I haven’t written much lately because the things I have to say aren’t fun or happy and that’s a real drag.

I don’t like to be a downer. I like to be an upper. I said this recently to a very wise woman who replied, “Well, sometimes you can’t choose.”

That’s true. Sometimes, you can’t.

If I’m being honest — and I am, because my writing is based on honesty — this has been a tough year for my family. My mother was diagnosed with cancer and then my uncle was murdered in my childhood home. If that sounds crazy, it’s because IT IS. Every dysfunctional facet of my extended family that I was dimly aware of, but mostly shielded from, rained down on me in the span of about three days. If there was ever a time that I COULD NOT EVEN, IT’S NOW.

I keep waiting for things to get less difficult, but they don’t — in fact, they continue to get harder. That doesn’t seem right. Life shouldn’t get harder the older you get, but it does.

However, as our difficulties increase we get better at navigating the bullshit. We put up boundaries and become more comfortable saying “I’m not okay with that,” or “You are not allowed to do that to me,” or “You are not welcome in my home.” As life gets harder, WE GET BETTER.

We get better.

It’s like parenting. We don’t give birth to a child in the throes of the terrible two’s — we start out with a mewling newborn and it feels like the hardest thing we have ever done. But then they start crawling and running and fighting back when you’re desperately trying to cram them into car seats and grocery carts, and again you think to yourself: this is the hardest thing I have ever done.
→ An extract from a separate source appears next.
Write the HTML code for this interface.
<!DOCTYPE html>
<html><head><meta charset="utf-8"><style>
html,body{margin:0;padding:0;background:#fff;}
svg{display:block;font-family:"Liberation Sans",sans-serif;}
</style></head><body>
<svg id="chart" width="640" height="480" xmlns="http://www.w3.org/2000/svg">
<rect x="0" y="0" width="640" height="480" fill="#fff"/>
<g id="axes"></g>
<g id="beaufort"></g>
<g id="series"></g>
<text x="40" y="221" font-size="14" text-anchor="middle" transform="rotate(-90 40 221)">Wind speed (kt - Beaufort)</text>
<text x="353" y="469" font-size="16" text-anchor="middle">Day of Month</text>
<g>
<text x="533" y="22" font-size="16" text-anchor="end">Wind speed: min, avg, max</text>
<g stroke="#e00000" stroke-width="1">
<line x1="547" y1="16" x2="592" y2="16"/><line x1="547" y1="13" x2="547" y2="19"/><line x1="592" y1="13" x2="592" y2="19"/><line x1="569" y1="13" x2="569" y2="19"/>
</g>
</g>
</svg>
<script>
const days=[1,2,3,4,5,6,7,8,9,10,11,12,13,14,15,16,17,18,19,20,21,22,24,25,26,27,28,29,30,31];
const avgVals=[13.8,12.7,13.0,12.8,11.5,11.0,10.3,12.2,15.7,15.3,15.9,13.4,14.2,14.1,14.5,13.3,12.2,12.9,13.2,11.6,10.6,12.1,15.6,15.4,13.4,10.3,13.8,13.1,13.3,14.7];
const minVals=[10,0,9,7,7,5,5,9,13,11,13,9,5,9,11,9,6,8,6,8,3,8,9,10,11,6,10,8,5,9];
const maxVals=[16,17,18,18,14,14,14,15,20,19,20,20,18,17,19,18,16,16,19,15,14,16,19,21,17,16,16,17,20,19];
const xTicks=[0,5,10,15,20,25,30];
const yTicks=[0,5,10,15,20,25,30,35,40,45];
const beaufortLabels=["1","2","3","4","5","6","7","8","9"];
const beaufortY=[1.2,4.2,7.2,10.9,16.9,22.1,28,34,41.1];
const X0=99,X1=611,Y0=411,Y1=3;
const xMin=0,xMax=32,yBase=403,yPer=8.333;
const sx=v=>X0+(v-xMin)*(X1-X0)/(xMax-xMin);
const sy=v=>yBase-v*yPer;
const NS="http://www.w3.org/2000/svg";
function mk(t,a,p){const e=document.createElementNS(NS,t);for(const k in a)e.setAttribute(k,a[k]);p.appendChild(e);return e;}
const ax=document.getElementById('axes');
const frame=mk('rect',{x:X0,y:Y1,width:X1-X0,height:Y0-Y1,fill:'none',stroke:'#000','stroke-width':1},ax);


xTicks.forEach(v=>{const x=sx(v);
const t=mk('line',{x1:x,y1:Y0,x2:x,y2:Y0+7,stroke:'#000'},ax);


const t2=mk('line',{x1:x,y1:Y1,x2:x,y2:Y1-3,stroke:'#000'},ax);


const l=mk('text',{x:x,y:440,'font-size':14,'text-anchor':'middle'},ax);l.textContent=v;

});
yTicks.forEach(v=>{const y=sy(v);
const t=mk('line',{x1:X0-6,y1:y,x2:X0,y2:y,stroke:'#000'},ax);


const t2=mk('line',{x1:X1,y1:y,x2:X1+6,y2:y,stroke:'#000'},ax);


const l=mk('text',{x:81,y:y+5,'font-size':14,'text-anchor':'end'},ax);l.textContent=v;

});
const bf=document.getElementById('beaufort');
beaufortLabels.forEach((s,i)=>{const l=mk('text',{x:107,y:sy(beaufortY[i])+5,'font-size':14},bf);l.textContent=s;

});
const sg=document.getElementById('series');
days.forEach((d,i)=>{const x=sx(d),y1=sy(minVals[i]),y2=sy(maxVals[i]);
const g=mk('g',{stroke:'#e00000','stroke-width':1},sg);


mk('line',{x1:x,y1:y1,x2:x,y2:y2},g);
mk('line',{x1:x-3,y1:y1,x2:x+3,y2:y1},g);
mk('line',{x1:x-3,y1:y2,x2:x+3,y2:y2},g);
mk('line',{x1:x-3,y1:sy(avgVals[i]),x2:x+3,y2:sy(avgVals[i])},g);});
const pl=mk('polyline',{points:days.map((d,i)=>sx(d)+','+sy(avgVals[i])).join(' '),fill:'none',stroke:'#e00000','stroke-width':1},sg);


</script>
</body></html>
You find yourself thinking that every time you face down a new problem or situation that taxes your spirit. But remembering all of the other hard things you have surmounted — the colic, the endless nights, the tantrums, the failures made right — gets you through it.

That is how I am looking at my life right now. I will get through it, because I have made it through a lot of other hard things.

But it’s still really hard.

When life outside of these four walls becomes overwhelming, I turn inward and focus my attention on my people. They make me forget the bad and focus on the good.

There’s a lot of both, but I’d rather focus on the good. And there is so, so much of it.